Thar Coal Railway

Overview
- Service type: Railway Infrastructure
- Status: Under Development
- Locale: Thar, Pakistan
- Current operator: Pakistan Railway Freight Transportation Company (PRFTC)

Route
- Termini: Thar Coal Mines National Railway Network
- Distance travelled: 105 kilometers

= Thar Coal Railway =

Transportation infrastructure project in Pakistan

The Thar Coal Railway is a infrastructure project focused on linking the Thar coal deposit to Pakistan's Railway network. Funding for this project is expected to be secured soon, with the overall project cost amounting to Rs 58.240 billion. The financing will follow an equal cost-sharing approach through the Public Sector Development Programme and the Annual Development Plan.

==History==
A bankable feasibility study for the Thar Coal Mines Rail connectivity with the National Railways Network was carried out between July 2019 and March 2020. The primary objective of this study was to comprehensively assess the potential for extending rail links strategically and to provide recommendations for the effective implementation of the project.

On 5 October 2022, former Prime Minister Shehbaz Sharif issued a directive to establish a link between the Thar Coal Mines and the national railway network by March 2023. This crucial connection aims to enable the utilization of local coal from ]Thar in power plants, effectively replacing the need for imported coal.
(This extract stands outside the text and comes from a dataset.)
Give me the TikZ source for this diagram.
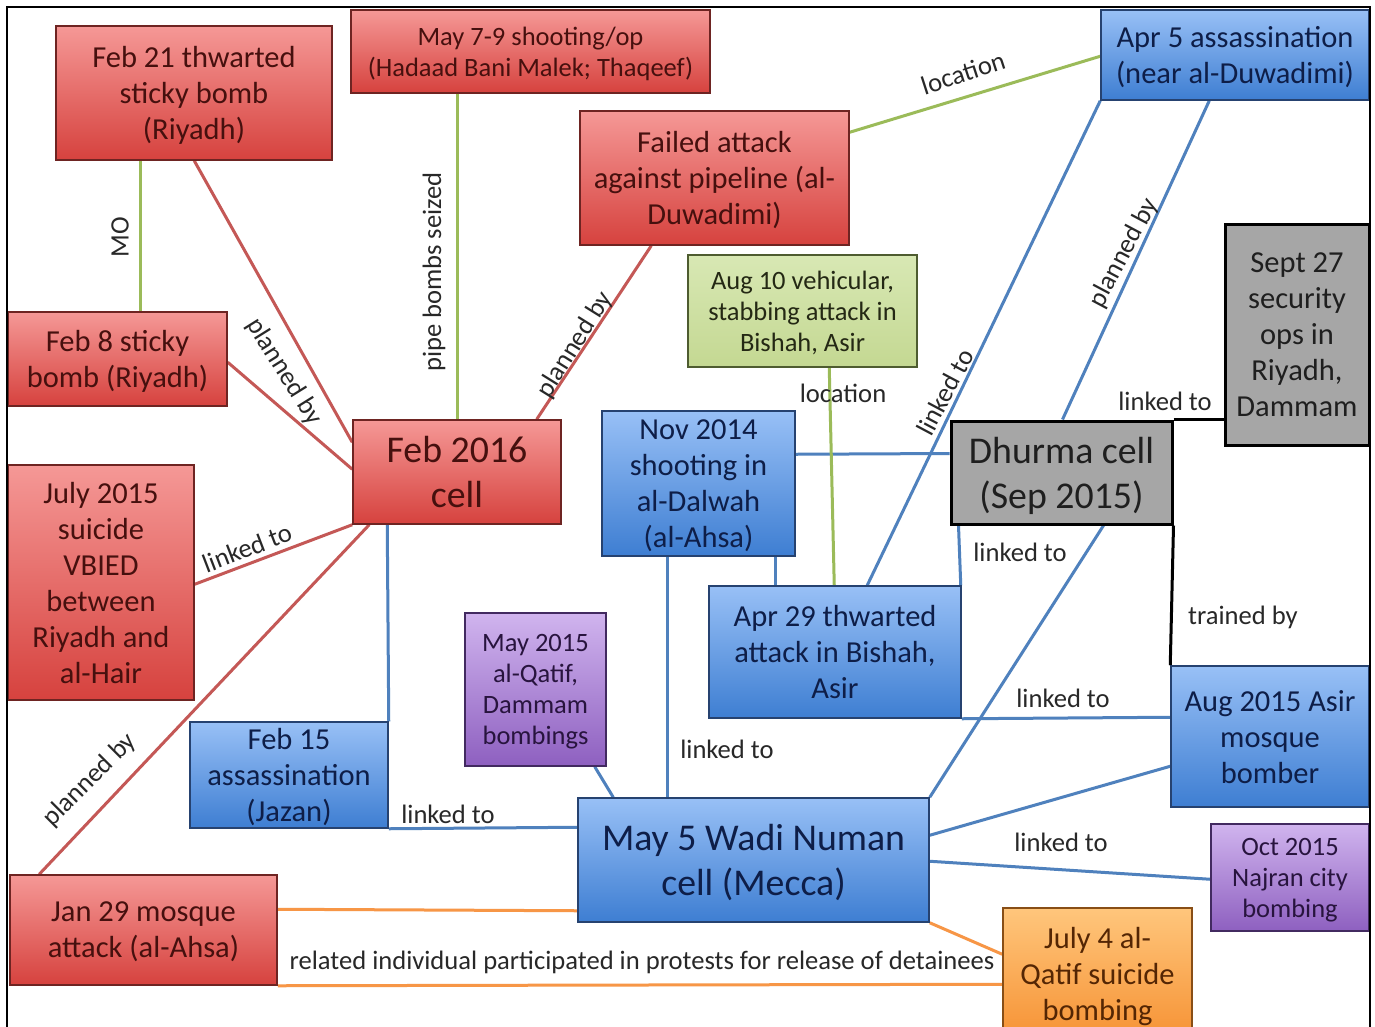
\documentclass[tikz,border=0pt]{standalone}
\usepackage{fontspec}
\setmainfont{Carlito}
\usetikzlibrary{calc,backgrounds}

\definecolor{redtop}{RGB}{245,152,150}
\definecolor{redbot}{RGB}{214,66,62}
\definecolor{redline}{RGB}{110,36,34}
\definecolor{redtext}{RGB}{70,16,14}
\definecolor{bluetop}{RGB}{152,192,246}
\definecolor{bluebot}{RGB}{62,126,210}
\definecolor{blueline}{RGB}{38,66,112}
\definecolor{bluetext}{RGB}{14,30,72}
\definecolor{greentop}{RGB}{216,232,180}
\definecolor{greenbot}{RGB}{196,216,146}
\definecolor{greenline}{RGB}{78,92,48}
\definecolor{greentext}{RGB}{36,40,20}
\definecolor{greyfill}{RGB}{166,166,166}
\definecolor{purpletop}{RGB}{208,180,238}
\definecolor{purplebot}{RGB}{142,96,192}
\definecolor{purpleline}{RGB}{66,42,96}
\definecolor{purpletext}{RGB}{40,20,62}
\definecolor{orangetop}{RGB}{255,198,124}
\definecolor{orangebot}{RGB}{246,146,52}
\definecolor{orangeline}{RGB}{136,78,22}
\definecolor{orangetext}{RGB}{84,38,4}
\definecolor{redlink}{RGB}{196,88,86}
\definecolor{greenlink}{RGB}{155,187,89}
\definecolor{bluelink}{RGB}{79,129,189}
\definecolor{orangelink}{RGB}{247,150,70}
\definecolor{reltext}{RGB}{40,40,40}

\tikzstyle{event}=[rectangle, draw, line width=1.5pt, inner sep=0pt, align=center, text depth=-8pt, font=\fontsize{30.5}{36}\selectfont]
\tikzstyle{small text}=[font=\fontsize{26.5}{31}\selectfont]
\tikzstyle{big text}=[font=\fontsize{37.8}{45}\selectfont]
\tikzstyle{red event}=[event, top color=redtop, bottom color=redbot, draw=redline, text=redtext]
\tikzstyle{blue event}=[event, top color=bluetop, bottom color=bluebot, draw=blueline, text=bluetext]
\tikzstyle{green event}=[event, top color=greentop, bottom color=greenbot, draw=greenline, text=greentext]
\tikzstyle{grey event}=[event, fill=greyfill, draw=black, line width=3pt, text=black!88]
\tikzstyle{purple event}=[event, top color=purpletop, bottom color=purplebot, draw=purpleline, text=purpletext]
\tikzstyle{orange event}=[event, top color=orangetop, bottom color=orangebot, draw=orangeline, text=orangetext]
\tikzstyle{link}=[draw, line width=3pt, -]
\tikzstyle{red link}=[link, draw=redlink]
\tikzstyle{green link}=[link, draw=greenlink]
\tikzstyle{blue link}=[link, draw=bluelink]
\tikzstyle{orange link}=[link, draw=orangelink]
\tikzstyle{black link}=[link, draw=black]
\tikzstyle{relation}=[inner sep=0pt, text=reltext, font=\fontsize{26.6}{30}\selectfont]

\begin{document}
\begin{tikzpicture}[x=1pt, y=-1pt]
	\useasboundingbox (0,0) rectangle (1375,1026);
	\clip (0,0) rectangle (1375,1026);

	\node[red event, minimum width=276pt, minimum height=134pt] (feb21) at (194,93) {Feb 21 thwarted\\sticky bomb\\(Riyadh)};
	\node[red event, small text, minimum width=359pt, minimum height=83pt] (may79) at (530.5,51.5) {May 7-9 shooting/op\\(Hadaad Bani Malek; Thaqeef)};
	\node[red event, minimum width=269pt, minimum height=134pt] (failed) at (714.5,178) {Failed attack\\against pipeline (al-\\Duwadimi)};
	\node[blue event, minimum width=268pt, minimum height=90pt] (apr5) at (1235,55) {Apr 5 assassination\\(near al-Duwadimi)};
	\node[red event, minimum width=219pt, minimum height=94pt] (feb8) at (117.5,359) {Feb 8 sticky\\bomb (Riyadh)};
	\node[red event, big text, minimum width=208pt, minimum height=104pt] (feb16) at (457,472) {Feb 2016\\cell};
	\node[green event, small text, minimum width=229pt, minimum height=112pt] (aug10) at (802.5,311) {Aug 10 vehicular,\\stabbing attack in\\Bishah, Asir};
	\node[grey event, minimum width=144pt, minimum height=221pt] (sep27) at (1297,334.5) {Sept 27\\security\\ops in\\Riyadh,\\Dammam};
	\node[blue event, minimum width=193pt, minimum height=145pt] (nov14) at (698.5,483.5) {Nov 2014\\shooting in\\al-Dalwah\\(al-Ahsa)};
	\node[grey event, big text, minimum width=221pt, minimum height=103pt] (dhurma) at (1061.5,472.5) {Dhurma cell\\(Sep 2015)};
	\node[red event, minimum width=186pt, minimum height=235pt] (jul15) at (101,582.5) {July 2015\\suicide\\VBIED\\between\\Riyadh and\\al-Hair};
	\node[blue event, minimum width=252pt, minimum height=132pt] (apr29) at (835,652) {Apr 29 thwarted\\attack in Bishah,\\Asir};
	\node[purple event, small text, minimum width=141pt, minimum height=153pt] (may15) at (535.5,689.5) {May 2015\\al-Qatif,\\Dammam\\bombings};
	\node[blue event, minimum width=198pt, minimum height=141pt] (aug15) at (1270,736.5) {Aug 2015 Asir\\mosque\\bomber};
	\node[blue event, minimum width=198pt, minimum height=106pt] (feb15) at (289,775) {Feb 15\\assassination\\(Jazan)};
	\node[blue event, big text, minimum width=351pt, minimum height=124pt] (may5) at (753.5,860) {May 5 Wadi Numan\\cell (Mecca)};
	\node[purple event, small text, minimum width=158pt, minimum height=107pt] (oct15) at (1290,877.5) {Oct 2015\\Najran city\\bombing};
	\node[red event, minimum width=267pt, minimum height=110pt] (jan29) at (143.5,930) {Jan 29 mosque\\attack (al-Ahsa)};
	\node[orange event, minimum width=189pt, minimum height=132pt] (jul4) at (1097.5,974) {July 4 al-\\Qatif suicide\\bombing};

	\begin{scope}[on background layer]
		\fill[white] (0,0) rectangle (1375,1026);
		\path[green link] ($(feb21.south west)+(85,0)$) -- ($(feb8.north west)+(133,0)$);
		\path[red link] ($(feb21.south west)+(139,0)$) -- ($(feb16.north west)+(0,23)$);
		\path[red link] ($(feb8.north east)+(0,51)$) -- ($(feb16.north west)+(0,50)$);
		\path[green link] ($(may79.south west)+(107,0)$) -- ($(feb16.north west)+(105,0)$);
		\path[red link] ($(failed.south west)+(72,0)$) -- ($(feb16.north east)+(-25,0)$);
		\path[green link] ($(failed.north east)+(0,22)$) -- ($(apr5.north west)+(0,47)$);
		\path[red link] ($(jul15.north east)+(0,120)$) -- (feb16.south west);
		\path[red link] ($(jan29.north west)+(30,0)$) -- ($(feb16.south west)+(17,0)$);
		\path[blue link] ($(feb16.south west)+(35,0)$) -- (feb15.north east);
		\path[blue link] (feb15.south east) -- ($(may5.north west)+(0,30)$);
		\path[orange link] ($(jan29.north east)+(0,35)$) -- ($(may5.south west)+(0,-12)$);
		\path[orange link] (jan29.south east) -- ($(jul4.north west)+(0,77)$);
		\path[orange link] (may5.south east) -- ($(jul4.north west)+(0,47)$);
		\path[blue link] ($(nov14.south west)+(66,0)$) -- ($(may5.north west)+(90,0)$);
		\path[blue link] ($(nov14.south west)+(174,0)$) -- ($(apr29.north west)+(67,0)$);
		\path[blue link] ($(nov14.north east)+(0,44)$) -- ($(dhurma.north west)+(0,34)$);
		\path[green link] ($(aug10.south west)+(142,0)$) -- ($(apr29.north west)+(126,0)$);
		\path[blue link] (apr5.south west) -- ($(apr29.north west)+(159,0)$);
		\path[blue link] ($(apr5.south west)+(109,0)$) -- ($(dhurma.north west)+(113,0)$);
		\path[black link] (dhurma.north east) -- ($(sep27.north west)+(0,197)$);
		\path[black link] (dhurma.south east) -- (aug15.north west);
		\path[blue link] ($(dhurma.south west)+(9,0)$) -- ($(apr29.north east)+(-1,0)$);
		\path[blue link] ($(dhurma.south west)+(154,0)$) -- (may5.north east);
		\path[blue link] (apr29.south east) -- ($(aug15.north west)+(0,52)$);
		\path[blue link] ($(may5.north east)+(0,38)$) -- ($(aug15.north west)+(0,101)$);
		\path[blue link] ($(may5.north east)+(0,64)$) -- ($(oct15.north west)+(0,56)$);
		\path[blue link] ($(may15.south east)+(-12,0)$) -- ($(may5.north west)+(36,0)$);
	\end{scope}

	\node[relation, rotate=90] (mo) at (120,237) {MO};
	\node[relation, rotate=-58] (plan1) at (284,372) {planned by};
	\node[relation, rotate=90] (pipe) at (434,272) {pipe bombs seized};
	\node[relation, rotate=58] (plan2) at (575,345) {planned by};
	\node[relation, rotate=18] (loc1) at (963,73) {location};
	\node[relation, rotate=21] (link1) at (247,548) {linked to};
	\node[relation, rotate=45] (plan3) at (90,780) {planned by};
	\node[relation] (link2) at (448,814) {linked to};
	\node[relation] (protest) at (642,962) {related individual participated in protests for release of detainees};
	\node[relation] (link3) at (727,749) {linked to};
	\node[relation] (loc2) at (843,393) {location};
	\node[relation, rotate=62] (link4) at (945,392) {linked to};
	\node[relation, rotate=62] (plan4) at (1124,253) {planned by};
	\node[relation] (link5) at (1165,401) {linked to};
	\node[relation] (train) at (1243,617) {trained by};
	\node[relation] (link6) at (1020,552) {linked to};
	\node[relation] (link7) at (1063,698) {linked to};
	\node[relation] (link8) at (1061,842) {linked to};

	\draw[line width=2pt] (7,7) rectangle (1370,1040);
\end{tikzpicture}
\end{document}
The shift to local coal is anticipated to result in substantial savings of up to $2 billion per year.

The entity responsible for spearheading the development of this project is the Pakistan Railway Freight Transportation Company (PRFTC). The key focus of this company is to manage the transportation of freight, with a specific emphasis on coal, by rail from the port area in Karachi to destinations up-country.

==Stations==
The stations will be:

- Islamkot
Some stations will be in between
- New Chhor (On Hyderabad-Khokhrapar Branch Line)

==Project Details==
The project involves the construction of a 105-kilometer railway line that will connect Thar coal mines to Bin Qasim. The primary objective is to establish a seamless connection between the coal mines in Sindh and both the national and global energy markets. The proposed railway line will extend from Thar Coal Block -II and integrate with the existing railway network. Additionally, a double rail line will be established from the Bin Qasim railways to the Port Qasim Terminal, enhancing transportation capabilities.